I switched to Linux a while back (not new for me, just hasn't been my gaming rig choice before) due to various reasons, but I could also have switched to win10 or 11, but chose not to, simply because:
Win10 and 11 take too much control of your system. I considered switching and changing all the irksome bits, but learned that even if you do so, a few updates later they'll break the changes you made and it's back to square one.
They're near impossible to actually wrangle with and get control back from, because with every odd update they'll break the changes you made and/or introduce something new.
Windows has become a CaaP (customer as a product) leaning OS, with increased focus on tying the user into cloudl services, displaying ads (which some pretend aren't ads) on the start menu, and collecting all sorts of data and telemetry (not to mention the extra leaked by the bundled apps, etc.).
So when people tell others to 'just switch', there's usually a touch of catch-22;
You can stay on Win7, but it'll eventually stop working entirely.

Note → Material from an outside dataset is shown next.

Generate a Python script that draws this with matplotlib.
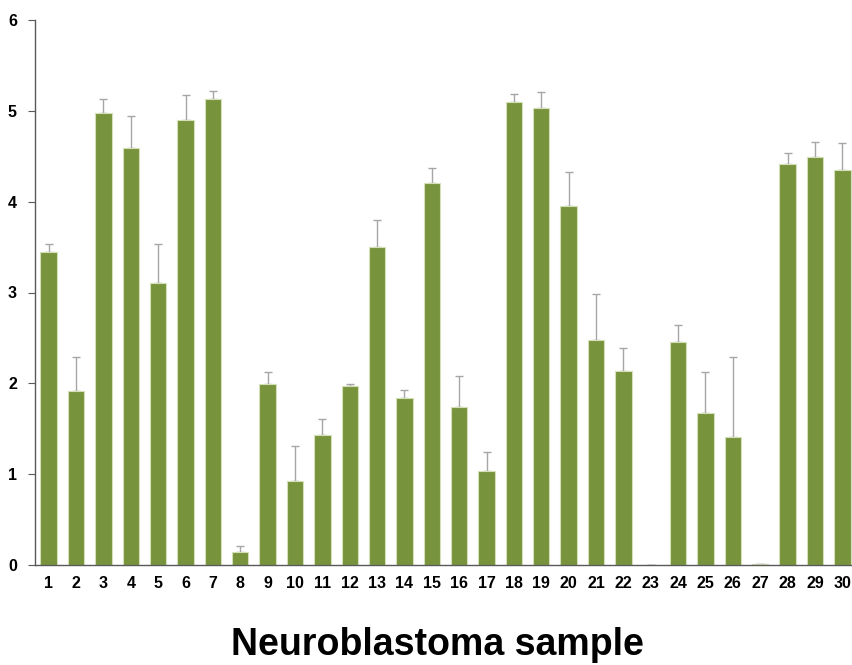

You can switch to win10/11, but if you don't like the data collection you'll just have to put up with that, damned if you do and damned if you don't (no, you can't just mod it away forever).
You can switch to Linux, but you'll have to learn a new OS, and not all games work properly there yet.
Having used linux as a daily driver for decades I'm pretty comfortable with it as a desktop, but as a gaming system it's still lacking, I wouldn't tell someone on Windows to jump ship if they just want to play games and have things working properly out of the box. Sure, proton is great, they've done an amazing job with it, and wine itself has gotten heaps better over the past 20 years, but it doesn't even nearly cover everything yet.
Of course, the writing was on the wall. microsoff stopped supporting win7/8 completely in early 2023, and not long after valve made the announcement. And therein lies the rub - microsoft had warned about this many, many years in advance and reminded people repeatedly that support would be ending. Valve didn't.
So why didn't valve pay attention in class and do the same thing? If the OS maker is ending support in X years, and your user stats and hardware survey data show clearly that lots of people are still using these systems, how about you just start warning people equally early on, and prepare them as thoroughly as microsoff did?
There's a reason MS did it with years advance warnings, they've learned just how much inertia you have to expect from real life scenarios, and that it's unrealistic and naive to work with any other assumption.
So they learned and warned early. Valve didn't pick up on this by now basic wisdom of planning.
If they'd just put two and two together, which they could've done years ago, and announced this properly years ago, there wouldn't be threads like these in 2024.
Expect it to get worse when a Beta releases that will not run on Windows 7... then another when that Beta becomes the released client.
You do not mention that, why the Windows bias!? :)
To be fair, so are some versions of Linux as well. Some may have to upgrade from Ubuntu 16 to Ubuntu 18, at the least, to keep using Steam. As an example, that is. I know it happens, but not what versions.
So even Linux users can't stay on a specific version past a point. It is something that effects ALL OSs.